EB-5 visa issuances in China (the source of most immigrant investors) dropped sharply between June and July of this year, according to the most recent data from the Department of State. It was yet another sign of the decreasing interest in the program. Meanwhile, in a separate action, the U.S. Senate earlier refused to re-authorize a major portion of the program that dealt with regional centers, effective June 30.

In June, according to the Visa Office, it issued 408 EB-5-related visas to Mainland-born Chinese; in July that number fell to 129, a decrease of nearly 70 percent. The State Department maintains separate data systems for those born on the Mainland, and those born in Taiwan; there are a lot more of the former than the latter.

More specifically, the number of visas issued in China for the controversial regional center part of the program, which has been rife with corruption and cheating, fell from 407 to one (1) from June to July; I would love to know the rationale for issuing that one July visa. Meanwhile, the number of visas for the non-controversial direct investment part of the program, where an alien indicates that he or she will actually run a business in the U.S., not just write a check, rose from one in China in June to 127 in July.

At that monthly rate of 128, there would be 1,536 visas issued a year, a fraction of the 10,000 visas that are allowed worldwide.

What happens to the unused visas in this program? Does that actually reduce the number of new green card holders coming to the States?
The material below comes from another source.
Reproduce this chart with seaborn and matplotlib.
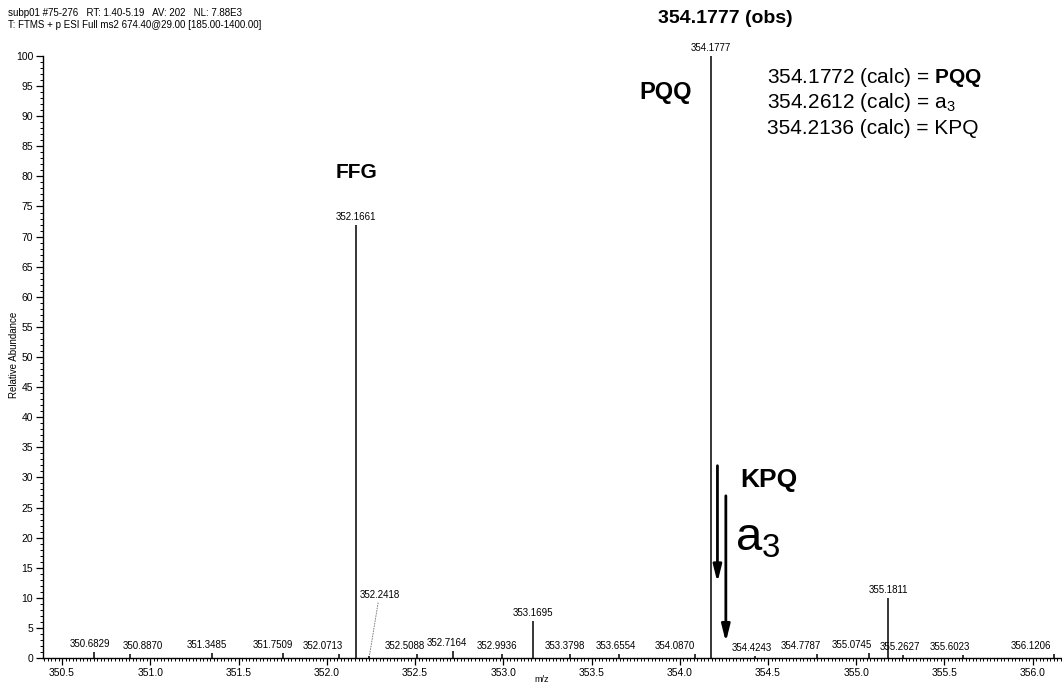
import matplotlib
matplotlib.use("Agg")
import matplotlib.pyplot as plt
import seaborn as sns
from matplotlib.ticker import MultipleLocator

# peak list
mz = [350.6829, 350.8870, 351.3485, 351.7509, 352.0713, 352.1661, 352.2418,
      352.5088, 352.7164, 352.9936, 353.1695, 353.3798, 353.6554, 354.0870,
      354.1777, 354.4243, 354.7787, 355.0745, 355.1811, 355.2627, 355.6023,
      356.1206]
intensity = [1.0, 0.6, 0.8, 0.8, 0.7, 72.0, 0.4,
             0.6, 1.2, 0.6, 6.1, 0.6, 0.6, 0.7,
             100.0, 0.3, 0.6, 0.9, 10.0, 0.5, 0.5,
             0.6]
calc_lines = ["354.1772 (calc) = $\\mathbf{PQQ}$",
              "354.2612 (calc) = a$_{3}$",
              "354.2136 (calc) = KPQ"]
kpq_calc = 354.2136
a3_calc = 354.2612

# horizontal nudges (pixels) for the small peak labels
label_dx = [-4, 12, -5, -10, -17, 0, 0, -12, -6, -5, 0, -5, -3, -20,
            0, -3, -16, -18, 0, -3, -13, -23]

sns.set_style("ticks")
plt.rcParams['font.family'] = ['Liberation Sans', 'DejaVu Sans']
plt.rcParams['mathtext.fontset'] = 'custom'
plt.rcParams['mathtext.rm'] = 'Liberation Sans'
plt.rcParams['mathtext.bf'] = 'Liberation Sans:bold'
plt.rcParams['mathtext.it'] = 'Liberation Sans'
for k in ['text.color', 'axes.labelcolor', 'xtick.color', 'ytick.color', 'axes.edgecolor']:
    plt.rcParams[k] = 'black'

fig = plt.figure(figsize=(10.62, 6.86), dpi=100)
ax = fig.add_axes([43 / 1062, 28 / 686, 1 - 43 / 1062, 602 / 686])

ax.vlines(mz, 0, intensity, color='black', linewidth=1.1)

ax.set_xlim(350.392, 356.166)
ax.set_ylim(0, 100)
sns.despine(ax=ax)
for s in ['left', 'bottom']:
    ax.spines[s].set_linewidth(1.0)

ax.xaxis.set_major_locator(MultipleLocator(0.5))
ax.xaxis.set_minor_locator(MultipleLocator(0.02))
ax.yaxis.set_major_locator(MultipleLocator(5))
ax.yaxis.set_minor_locator(MultipleLocator(1))
ax.tick_params(axis='both', which='major', labelsize=7.5, length=5, width=0.9, direction='out', pad=2)
ax.tick_params(axis='both', which='minor', length=2.5, width=0.7, direction='out')
ax.xaxis.set_major_formatter(matplotlib.ticker.FormatStrFormatter('%.1f'))

# peak labels
for m, h, dx in zip(mz, intensity, label_dx):
    if abs(m - 352.2418) < 1e-4:
        ax.annotate(f"{m:.4f}", xy=(m, h), xytext=(10, 56), textcoords='offset pixels',
                    fontsize=7, ha='center', va='bottom',
                    arrowprops=dict(arrowstyle='-', linestyle=':', color='gray', lw=0.7,
                                    shrinkA=0, shrinkB=0))
        continue
    ax.annotate(f"{m:.4f}", xy=(m, h), xytext=(dx, 3), textcoords='offset pixels',
                fontsize=7, ha='center', va='bottom', annotation_clip=False)

# fragment assignments
ax.text(354.07, 93.9, "PQQ", fontsize=17, fontweight='bold', ha='right', va='center')
ax.text(352.166, 80.7, "FFG", fontsize=15, fontweight='bold', ha='center', va='center')
ax.text(354.256, 106.3, "354.1777 (obs)", fontsize=14, fontweight='bold', ha='center', va='center')
for i, line in enumerate(calc_lines):
    ax.text(354.494, 96.5 - 4.25 * i, line, fontsize=15, ha='left', va='center')

ax.text(354.341, 29.6, "KPQ", fontsize=19, fontweight='bold', ha='left', va='center')
ax.text(354.313, 17.9, "a$_{3}$", fontsize=34, ha='left', va='baseline')

ax.annotate("", xy=(kpq_calc, 12.1), xytext=(kpq_calc, 32.4),
            arrowprops=dict(arrowstyle='-|>,head_width=0.25,head_length=1.0', color='black', lw=2))
ax.annotate("", xy=(a3_calc, 2.2), xytext=(a3_calc, 27.4),
            arrowprops=dict(arrowstyle='-|>,head_width=0.25,head_length=1.0', color='black', lw=2))

# header and axis titles
fig.text(8 / 1062, 1 - 13 / 686, "subp01 #75-276   RT: 1.40-5.19   AV: 202   NL: 7.88E3",
         fontsize=7, ha='left', va='center')
fig.text(8 / 1062, 1 - 25 / 686, "T: FTMS + p ESI Full ms2 674.40@29.00 [185.00-1400.00]",
         fontsize=7, ha='left', va='center')
fig.text(14 / 1062, 1 - 355 / 686, "Relative Abundance", fontsize=7, rotation=90,
         ha='center', va='center')
fig.text(542 / 1062, 1.5 / 686, "m/z", fontsize=6.5, ha='center', va='bottom')

fig.savefig("out.png", dpi=100)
Well, no, there is an intricate maneuver created by the Open-Borders types decades ago that says unused visas in the numerically limited employment-based migration program are to be re-assigned to other categories of employment-based (EB) immigrants.

So what we are getting is an interesting transfer (which the EB-5 industry never, never mentions) and that is the visas not used for those who are only qualified by their wealth in EB-5 are replaced by the most deserving of would-be immigrants, the highly educated aliens who qualify in EB-1 or EB-2, categories for priority workers (EB-1), including those of “extraordinary ability”, and those in (EB-2) “professionals with advanced degrees or aliens of exceptional ability”.

So we are replacing, in some small measure, a group of merely rich aliens with the richly qualified, a good thing.

In order to obtain these statistics, one must use the State Department’s set of visa classes, in which an I 5, which looks a lot like a 15, is for a regional center investor, for example, instead of visa codes, which are part of another departmental system.